── THE DATA

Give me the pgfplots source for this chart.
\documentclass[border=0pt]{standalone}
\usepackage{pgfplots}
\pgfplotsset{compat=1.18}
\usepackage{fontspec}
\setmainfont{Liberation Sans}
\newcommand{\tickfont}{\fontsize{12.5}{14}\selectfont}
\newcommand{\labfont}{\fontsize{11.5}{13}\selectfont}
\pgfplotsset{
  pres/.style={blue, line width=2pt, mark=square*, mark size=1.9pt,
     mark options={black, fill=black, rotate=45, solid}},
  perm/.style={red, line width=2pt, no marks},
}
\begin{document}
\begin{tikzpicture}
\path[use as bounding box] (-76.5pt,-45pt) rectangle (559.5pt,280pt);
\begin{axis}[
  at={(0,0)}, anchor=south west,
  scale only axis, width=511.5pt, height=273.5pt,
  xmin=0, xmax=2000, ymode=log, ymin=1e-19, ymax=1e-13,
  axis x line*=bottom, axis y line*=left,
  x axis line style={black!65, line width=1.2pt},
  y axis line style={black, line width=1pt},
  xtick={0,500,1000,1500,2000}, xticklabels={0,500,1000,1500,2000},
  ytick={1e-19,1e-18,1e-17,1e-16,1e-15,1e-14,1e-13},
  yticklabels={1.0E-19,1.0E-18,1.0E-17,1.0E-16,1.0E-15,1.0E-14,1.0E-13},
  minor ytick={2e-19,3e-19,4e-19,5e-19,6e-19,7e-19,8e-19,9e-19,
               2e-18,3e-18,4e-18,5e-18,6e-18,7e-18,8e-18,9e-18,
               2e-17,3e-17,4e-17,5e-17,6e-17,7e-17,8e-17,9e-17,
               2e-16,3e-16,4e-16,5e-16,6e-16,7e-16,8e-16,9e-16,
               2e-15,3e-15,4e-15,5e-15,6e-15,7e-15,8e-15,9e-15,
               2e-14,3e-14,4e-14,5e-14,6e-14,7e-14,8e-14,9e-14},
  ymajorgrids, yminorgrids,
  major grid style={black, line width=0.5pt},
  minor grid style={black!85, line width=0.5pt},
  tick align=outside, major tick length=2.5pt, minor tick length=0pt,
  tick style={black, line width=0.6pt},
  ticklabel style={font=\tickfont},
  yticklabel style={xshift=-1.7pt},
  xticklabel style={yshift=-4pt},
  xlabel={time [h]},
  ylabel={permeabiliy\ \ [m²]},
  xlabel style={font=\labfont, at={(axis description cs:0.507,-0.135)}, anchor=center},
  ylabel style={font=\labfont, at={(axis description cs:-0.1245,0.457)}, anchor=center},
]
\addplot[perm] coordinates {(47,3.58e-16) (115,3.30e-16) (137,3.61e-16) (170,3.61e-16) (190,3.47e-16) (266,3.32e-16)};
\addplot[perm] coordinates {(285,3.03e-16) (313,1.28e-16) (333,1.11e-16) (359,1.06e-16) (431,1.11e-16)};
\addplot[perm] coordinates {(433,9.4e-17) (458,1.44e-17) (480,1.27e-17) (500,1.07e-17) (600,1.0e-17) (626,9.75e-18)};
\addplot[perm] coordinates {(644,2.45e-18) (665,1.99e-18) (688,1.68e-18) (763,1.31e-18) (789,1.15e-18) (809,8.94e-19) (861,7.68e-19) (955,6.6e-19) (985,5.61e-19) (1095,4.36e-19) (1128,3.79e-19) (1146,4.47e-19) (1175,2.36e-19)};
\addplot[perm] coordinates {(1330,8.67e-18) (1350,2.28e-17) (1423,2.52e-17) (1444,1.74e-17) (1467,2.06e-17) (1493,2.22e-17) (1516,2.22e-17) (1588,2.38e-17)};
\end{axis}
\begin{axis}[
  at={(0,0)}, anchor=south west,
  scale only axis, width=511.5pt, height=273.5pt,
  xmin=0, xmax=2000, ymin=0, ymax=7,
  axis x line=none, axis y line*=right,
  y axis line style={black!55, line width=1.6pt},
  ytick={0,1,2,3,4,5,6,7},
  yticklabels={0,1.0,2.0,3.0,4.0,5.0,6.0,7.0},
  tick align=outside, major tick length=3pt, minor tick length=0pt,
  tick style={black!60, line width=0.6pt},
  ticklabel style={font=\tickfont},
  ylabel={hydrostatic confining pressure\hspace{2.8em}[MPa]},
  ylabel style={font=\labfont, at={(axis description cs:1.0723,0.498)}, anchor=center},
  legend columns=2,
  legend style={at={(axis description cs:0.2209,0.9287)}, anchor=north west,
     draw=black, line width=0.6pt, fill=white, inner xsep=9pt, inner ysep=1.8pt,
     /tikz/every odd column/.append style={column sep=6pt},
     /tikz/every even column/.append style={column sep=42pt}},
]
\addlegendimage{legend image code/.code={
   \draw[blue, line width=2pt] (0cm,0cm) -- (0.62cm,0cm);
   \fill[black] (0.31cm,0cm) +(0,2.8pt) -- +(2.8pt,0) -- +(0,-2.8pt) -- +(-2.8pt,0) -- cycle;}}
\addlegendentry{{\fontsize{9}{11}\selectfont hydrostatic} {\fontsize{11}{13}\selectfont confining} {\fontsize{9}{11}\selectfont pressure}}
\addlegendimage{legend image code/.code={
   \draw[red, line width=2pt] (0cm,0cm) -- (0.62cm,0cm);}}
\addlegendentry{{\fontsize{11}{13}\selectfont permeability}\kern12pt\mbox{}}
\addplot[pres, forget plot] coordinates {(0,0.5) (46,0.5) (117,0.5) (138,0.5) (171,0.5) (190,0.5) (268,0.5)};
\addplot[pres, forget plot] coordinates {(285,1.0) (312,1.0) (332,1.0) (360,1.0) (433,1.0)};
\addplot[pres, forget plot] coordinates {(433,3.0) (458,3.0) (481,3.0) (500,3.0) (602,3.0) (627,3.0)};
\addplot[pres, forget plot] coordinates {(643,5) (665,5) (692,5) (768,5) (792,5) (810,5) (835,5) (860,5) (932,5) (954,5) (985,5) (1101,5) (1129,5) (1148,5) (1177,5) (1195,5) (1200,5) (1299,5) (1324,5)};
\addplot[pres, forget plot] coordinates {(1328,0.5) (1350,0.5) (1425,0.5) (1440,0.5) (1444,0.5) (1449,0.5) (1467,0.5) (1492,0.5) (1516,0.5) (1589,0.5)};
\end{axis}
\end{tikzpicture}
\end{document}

────
── THE DATA

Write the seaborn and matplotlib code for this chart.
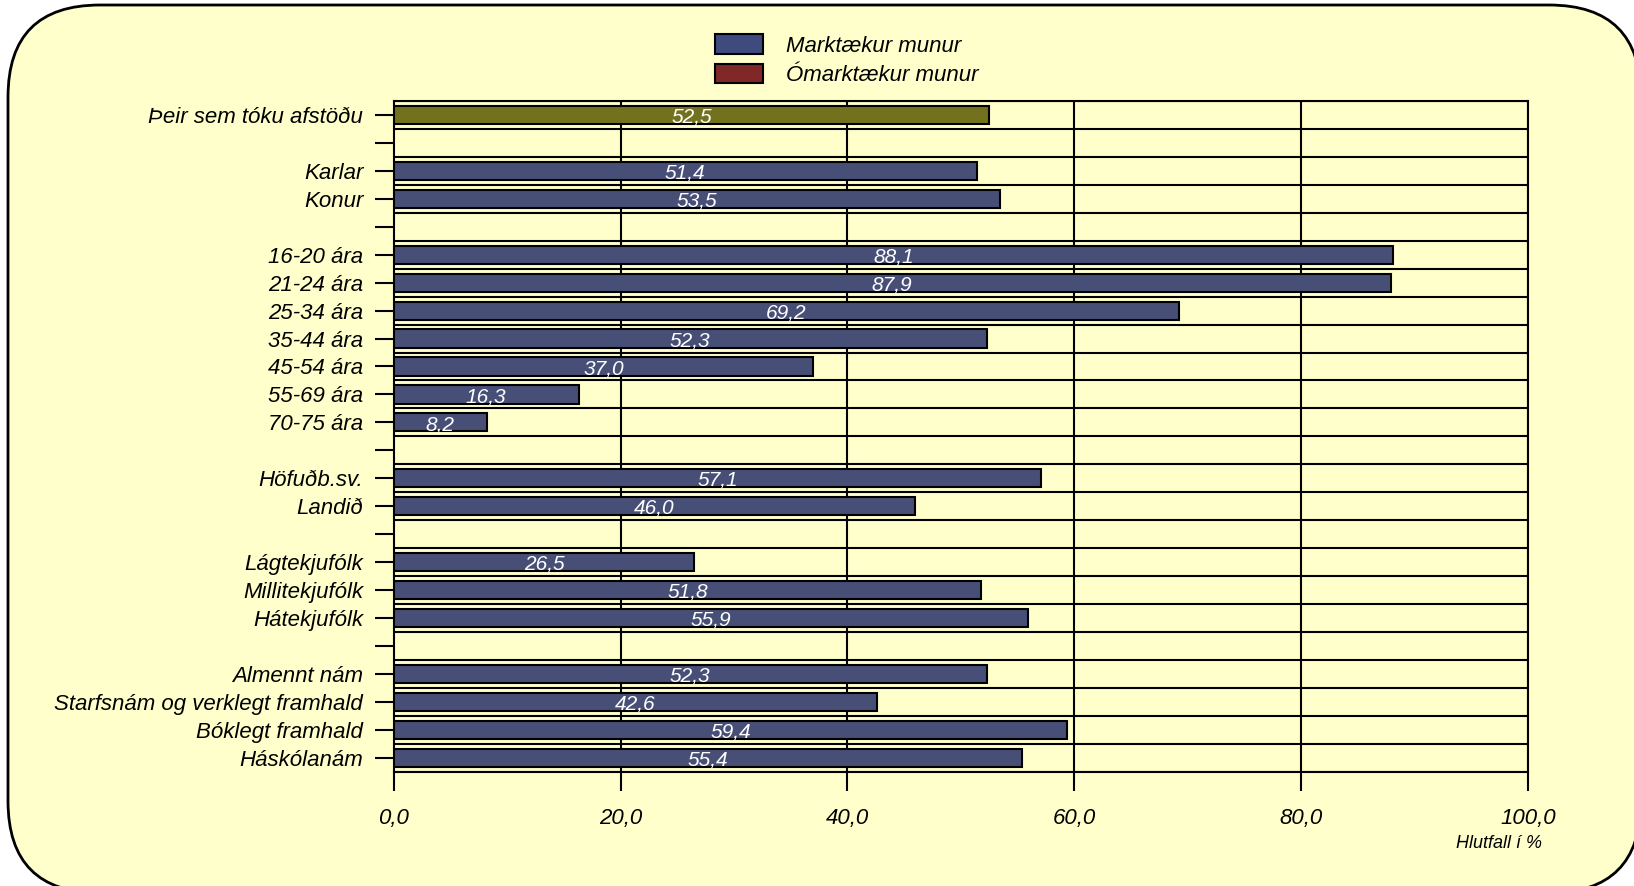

────
── THE DATA

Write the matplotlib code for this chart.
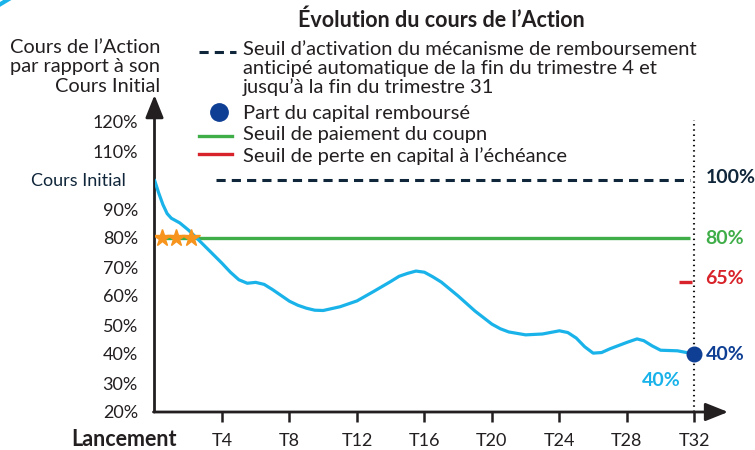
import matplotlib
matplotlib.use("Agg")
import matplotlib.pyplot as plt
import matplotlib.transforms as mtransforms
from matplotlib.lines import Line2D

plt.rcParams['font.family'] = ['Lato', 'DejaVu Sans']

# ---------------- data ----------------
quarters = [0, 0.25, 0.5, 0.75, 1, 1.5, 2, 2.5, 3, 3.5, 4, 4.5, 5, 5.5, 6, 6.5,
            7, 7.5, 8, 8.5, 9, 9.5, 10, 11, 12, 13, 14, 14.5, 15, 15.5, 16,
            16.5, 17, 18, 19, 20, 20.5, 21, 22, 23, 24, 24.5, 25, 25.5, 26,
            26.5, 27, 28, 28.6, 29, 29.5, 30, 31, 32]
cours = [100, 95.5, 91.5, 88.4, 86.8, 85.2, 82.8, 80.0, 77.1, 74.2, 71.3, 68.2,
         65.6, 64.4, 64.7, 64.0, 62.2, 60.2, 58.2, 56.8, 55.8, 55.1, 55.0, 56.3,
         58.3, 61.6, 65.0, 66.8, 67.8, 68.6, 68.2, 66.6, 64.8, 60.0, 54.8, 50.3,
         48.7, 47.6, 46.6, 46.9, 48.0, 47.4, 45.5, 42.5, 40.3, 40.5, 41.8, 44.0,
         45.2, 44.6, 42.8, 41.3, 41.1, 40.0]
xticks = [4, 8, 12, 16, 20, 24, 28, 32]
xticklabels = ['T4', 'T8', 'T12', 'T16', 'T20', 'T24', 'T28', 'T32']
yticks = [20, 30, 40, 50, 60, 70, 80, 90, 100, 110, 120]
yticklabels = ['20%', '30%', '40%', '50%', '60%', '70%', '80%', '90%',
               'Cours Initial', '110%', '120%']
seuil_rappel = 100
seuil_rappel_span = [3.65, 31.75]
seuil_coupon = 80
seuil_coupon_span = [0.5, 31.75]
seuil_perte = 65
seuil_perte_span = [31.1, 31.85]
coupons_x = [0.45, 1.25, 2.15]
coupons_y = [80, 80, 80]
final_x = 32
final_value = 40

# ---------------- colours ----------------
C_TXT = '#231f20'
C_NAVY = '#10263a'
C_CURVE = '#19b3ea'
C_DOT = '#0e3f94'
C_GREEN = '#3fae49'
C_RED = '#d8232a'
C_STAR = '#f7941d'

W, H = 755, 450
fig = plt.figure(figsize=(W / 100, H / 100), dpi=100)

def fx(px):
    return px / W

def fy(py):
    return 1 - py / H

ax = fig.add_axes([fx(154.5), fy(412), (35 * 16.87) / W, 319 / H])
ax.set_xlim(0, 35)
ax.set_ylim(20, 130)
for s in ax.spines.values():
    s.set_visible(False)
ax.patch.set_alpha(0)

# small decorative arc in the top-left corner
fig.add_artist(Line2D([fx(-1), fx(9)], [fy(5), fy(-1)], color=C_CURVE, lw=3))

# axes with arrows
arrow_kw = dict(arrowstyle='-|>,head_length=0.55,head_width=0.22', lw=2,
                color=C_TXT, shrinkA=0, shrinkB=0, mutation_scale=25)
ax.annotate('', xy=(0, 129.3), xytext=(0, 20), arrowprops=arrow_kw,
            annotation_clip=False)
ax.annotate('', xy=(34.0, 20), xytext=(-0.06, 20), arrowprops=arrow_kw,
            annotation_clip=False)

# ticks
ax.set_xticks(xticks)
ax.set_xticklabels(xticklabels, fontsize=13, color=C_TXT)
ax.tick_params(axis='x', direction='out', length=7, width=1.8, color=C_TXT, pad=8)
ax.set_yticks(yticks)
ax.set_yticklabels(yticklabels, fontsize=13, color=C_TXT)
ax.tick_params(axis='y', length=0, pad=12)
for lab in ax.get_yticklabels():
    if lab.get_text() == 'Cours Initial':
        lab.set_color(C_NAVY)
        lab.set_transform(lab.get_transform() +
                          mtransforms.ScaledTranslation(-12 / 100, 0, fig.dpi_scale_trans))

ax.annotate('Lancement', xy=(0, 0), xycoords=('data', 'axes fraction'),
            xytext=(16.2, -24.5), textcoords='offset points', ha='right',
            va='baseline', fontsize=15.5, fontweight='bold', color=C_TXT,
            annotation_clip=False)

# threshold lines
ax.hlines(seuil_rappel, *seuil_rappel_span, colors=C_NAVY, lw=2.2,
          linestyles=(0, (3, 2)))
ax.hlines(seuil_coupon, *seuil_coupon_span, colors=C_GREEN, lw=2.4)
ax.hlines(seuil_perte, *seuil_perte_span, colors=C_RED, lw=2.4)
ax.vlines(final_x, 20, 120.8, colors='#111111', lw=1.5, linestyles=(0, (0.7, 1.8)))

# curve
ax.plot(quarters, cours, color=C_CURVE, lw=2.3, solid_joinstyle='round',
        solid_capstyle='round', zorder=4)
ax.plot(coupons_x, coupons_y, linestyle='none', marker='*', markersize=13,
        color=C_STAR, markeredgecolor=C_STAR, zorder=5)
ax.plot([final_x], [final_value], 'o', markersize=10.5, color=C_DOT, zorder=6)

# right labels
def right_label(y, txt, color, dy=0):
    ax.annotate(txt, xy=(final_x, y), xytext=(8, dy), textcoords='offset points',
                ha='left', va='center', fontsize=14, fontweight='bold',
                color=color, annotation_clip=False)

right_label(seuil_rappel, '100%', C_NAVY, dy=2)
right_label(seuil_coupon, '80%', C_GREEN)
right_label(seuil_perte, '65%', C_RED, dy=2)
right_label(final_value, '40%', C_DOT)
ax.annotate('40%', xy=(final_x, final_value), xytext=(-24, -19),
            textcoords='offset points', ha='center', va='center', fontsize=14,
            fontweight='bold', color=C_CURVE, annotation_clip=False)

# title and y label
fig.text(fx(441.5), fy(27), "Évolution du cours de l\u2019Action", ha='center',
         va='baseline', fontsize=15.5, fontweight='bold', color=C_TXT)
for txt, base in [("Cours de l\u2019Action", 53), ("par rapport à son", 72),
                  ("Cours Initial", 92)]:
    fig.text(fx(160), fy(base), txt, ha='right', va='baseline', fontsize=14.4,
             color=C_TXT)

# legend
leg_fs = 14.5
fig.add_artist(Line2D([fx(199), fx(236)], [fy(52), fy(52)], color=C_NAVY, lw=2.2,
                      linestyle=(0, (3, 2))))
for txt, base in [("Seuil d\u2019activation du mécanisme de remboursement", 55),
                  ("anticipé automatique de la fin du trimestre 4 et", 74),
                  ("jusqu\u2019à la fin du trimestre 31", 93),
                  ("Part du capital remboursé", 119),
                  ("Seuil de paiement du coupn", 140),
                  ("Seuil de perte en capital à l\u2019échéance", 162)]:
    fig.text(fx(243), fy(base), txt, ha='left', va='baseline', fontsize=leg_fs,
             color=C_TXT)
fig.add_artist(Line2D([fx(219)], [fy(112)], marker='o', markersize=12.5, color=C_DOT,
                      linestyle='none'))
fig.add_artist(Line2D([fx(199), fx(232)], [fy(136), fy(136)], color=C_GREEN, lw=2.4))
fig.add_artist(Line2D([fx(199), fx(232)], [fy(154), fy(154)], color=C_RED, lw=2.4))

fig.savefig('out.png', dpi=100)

────

Start at the line containing "Write the matplotlib code for this chart." and stop at the line containing "plt.rcParams['font.family'] = ['Lato', 'DejaVu"; transcribe those lines exactly, skipping pictures.

• ANSWER FOR THIS EXERCISE:
Write the matplotlib code for this chart.
import matplotlib
matplotlib.use("Agg")
import matplotlib.pyplot as plt
import matplotlib.transforms as mtransforms
from matplotlib.lines import Line2D

plt.rcParams['font.family'] = ['Lato', 'DejaVu Sans']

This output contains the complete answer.